Il vangelo di questa domenica ci presenta un episodio molto noto, quello che, nel vangelo di Matteo, vede come protagonista il “giovane ricco”. Quest’ultimo, nella versione di Marco, è semplicemente “un tale” che possedeva molti beni.
Credo che la vicenda sia nota a ciascuno/a di noi: costui corre (addirittura!) incontro a Gesù e gli si butta davanti in ginocchio. Vuole sapere cosa deve fare per avere in eredità la vita eterna.
Vuole, cioè, sapere come deve condurre la sua vita perché essa sia piena, perché essa – alla fine – sia una vita buona.
La prima indicazione di Gesù è molto tradizionale, quasi prudente. Non dice nulla di originale rispetto a quello che avrebbe detto un qualsiasi altro rabbi: «Tu conosci i comandamenti: Non uccidere, non commettere adulterio, non rubare, non testimoniare il falso, non frodare, onora tuo padre e tua madre».
La risposta – tuttavia – non soddisfa il suo interlocutore: «Maestro, tutte queste cose le ho osservate fin dalla mia giovinezza».
Questo uomo pare dire a Gesù che è altro ciò che cerca: la proposta convenzionale già la conosce e – seppur l’abbia seguita – non è bastata a dargli il senso che cercava.
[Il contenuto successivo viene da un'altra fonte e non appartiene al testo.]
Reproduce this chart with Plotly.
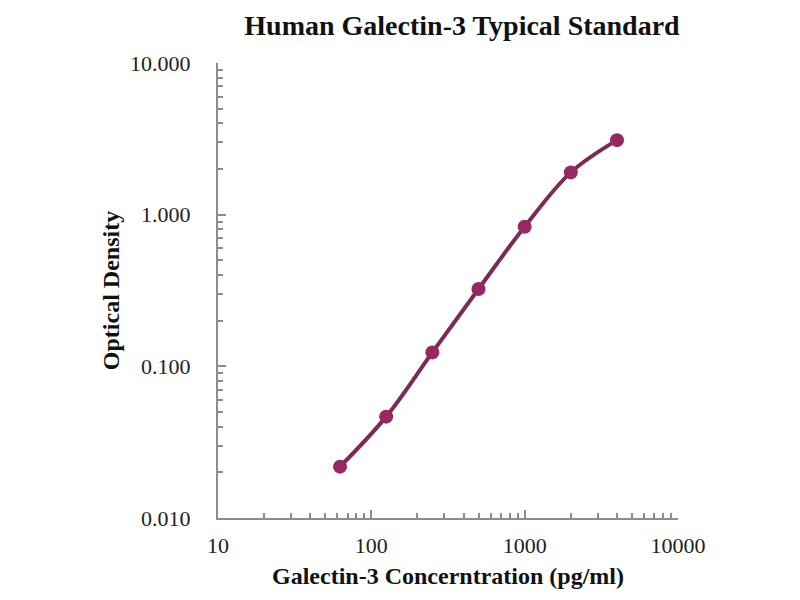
import plotly.graph_objects as go

# standard curve readings
conc = [62.5, 125, 250, 500, 1000, 2000, 4000]
od = [0.0218, 0.0466, 0.1236, 0.3236, 0.832, 1.90, 3.10]

x_ticks = [10, 100, 1000, 10000]
x_labels = ["10", "100", "1000", "10000"]
y_ticks = [0.01, 0.1, 1, 10]
y_labels = ["0.010", "0.100", "1.000", "10.000"]

serif = "Liberation Serif, Times New Roman, serif"
axis_col = "#8c8c8c"

fig = go.Figure()
fig.add_trace(go.Scatter(
    x=conc, y=od, mode="lines+markers",
    line=dict(color="#7c2a57", width=4, shape="spline"),
    marker=dict(color="#962a60", size=14),
    showlegend=False,
))

fig.update_xaxes(
    type="log", range=[1, 4],
    tickvals=x_ticks, ticktext=x_labels,
    showline=True, linecolor=axis_col, linewidth=2,
    ticks="inside", ticklen=8, tickcolor=axis_col, tickwidth=1.5,
    minor=dict(ticks="inside", ticklen=5, tickcolor=axis_col, dtick="D1", showgrid=False),
    showgrid=False, zeroline=False,
    ticklabelstandoff=7,
    tickfont=dict(family=serif, size=22, color="#222"),
    title=dict(text="<b>Galectin-3 Concerntration (pg/ml)</b>",
               font=dict(family=serif, size=24, color="#111"), standoff=10),
)
fig.update_yaxes(
    type="log", range=[-2, 1],
    tickvals=y_ticks, ticktext=y_labels,
    showline=True, linecolor=axis_col, linewidth=2,
    ticks="inside", ticklen=8, tickcolor=axis_col, tickwidth=1.5,
    minor=dict(ticks="inside", ticklen=5, tickcolor=axis_col, dtick="D1", showgrid=False),
    showgrid=False, zeroline=False,
    ticklabelstandoff=21,
    tickfont=dict(family=serif, size=22, color="#222"),
    title=dict(text="<b>Optical Density</b>",
               font=dict(family=serif, size=24, color="#111"), standoff=4),
)

fig.update_layout(
    width=800, height=600,
    margin=dict(l=210, r=130, t=55, b=90),
    plot_bgcolor="white", paper_bgcolor="white",
    title=dict(text="<b>Human Galectin-3 Typical Standard</b>",
               x=0.5675, xanchor="center", y=1, yanchor="top",
               pad=dict(t=7),
               font=dict(family=serif, size=28, color="#111")),
)

fig.write_html("out.html")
Questa persona vuole andare al di là delle mere indicazioni della legge e individuare quel quid che fa cambiare di qualità l’esistenza.
Credo sia una situazione in cui ci siamo trovati/e anche noi: ci siamo incamminati/e sulla via del rispetto dei precetti, abbiamo condotto una vita lineare (non abbiamo ammazzato, non abbiamo rubato, non abbiamo testimoniato il falso, ci siamo presi cura dei nostri familiari…), la maggior parte – soprattutto chi ha qualche anno in più – ha vissuto anche relazioni di coppia stabili (durate magari tutta la vita) … Speriamo pochi abbiano frodato…
In ogni caso, la maggior parte delle persone ha seguito un comportamento socialmente accettabile… come l’uomo del vangelo. Eppure, anche noi, ci siamo ritrovati/e a porci la sua stessa domanda: cos’è che al di là del non fare il male, qualifica la vita come piena, buona, felice?
A questo punto, Gesù – lasciata ogni prudenza – ha un moto di affetto per questa persona (e per ciascuna persona) che non si accontenta di non fare il male («Gesù fissò lo sguardo su di lui, lo amò») e osa andare oltre la rispostina preconfezionata per dirgli cosa veramente ha nel cuore a proposito della domanda che gli è stata posta: «Una sola cosa ti manca: va’, vendi quello che hai e dallo ai poveri, e avrai un tesoro in cielo; e vieni! Seguimi!».
Questa seconda proposta (molto più radicale) di Gesù è complessa; prevede tre passaggi:
1 – vendere quello che si ha;
2 – darlo ai poveri;
3 – seguire Gesù stesso.
Il primo passaggio implica l’abbandono delle proprie sicurezze (qui concretizzate nei beni materiali). Si tratta cioè dell’accettazione del fatto che la nostra vita non è nelle nostre mani. È precaria, fragile, sempre in discussione. Le ricchezze sono l’illusione (l’oppio) che ci fa credere che non sia così. Che la nostra vita sia sotto il nostro controllo; che qualsiasi cosa accada, noi sapremo come cavarcela; che abbiamo “le spalle coperte”. Non è vero! Spogliarsi di questa illusione è il primo passo, perché ci fa passare dalla logica del (supposto) dominio sulla nostra vita, a quella dell’affidamento a qualcun altro, a qualcun’altra, a qualcun Altro/a.
Il secondo è dare le nostre (presunte) certezze / ricchezze alle persone povere, perché nella loro costituzionale incertezza abbiano un po’ di respiro e… standogli un po’ accanto ci insegnino cosa vuol dire “non avere in mano la propria vita”, ma “affidarla continuamente” …
L’ultimo passaggio è quello di seguire Gesù e lo stile di vita che ha proposto lungo tutto il cammino della sua esistenza: uno stile che va ben al di là rispetto alla legge mosaica e ancor più rispetto alla sterile osservanza di precetti. Si tratta di uno stile che parte dal riconoscimento di essere deboli e non forti, bisognosi/e e non tutti/e d’un pezzo, figli/figlie e non già arrivati/e. È uno stile che si fonda sull’amore, donato certo, ma innanzitutto ricevuto, imparato, contagiato.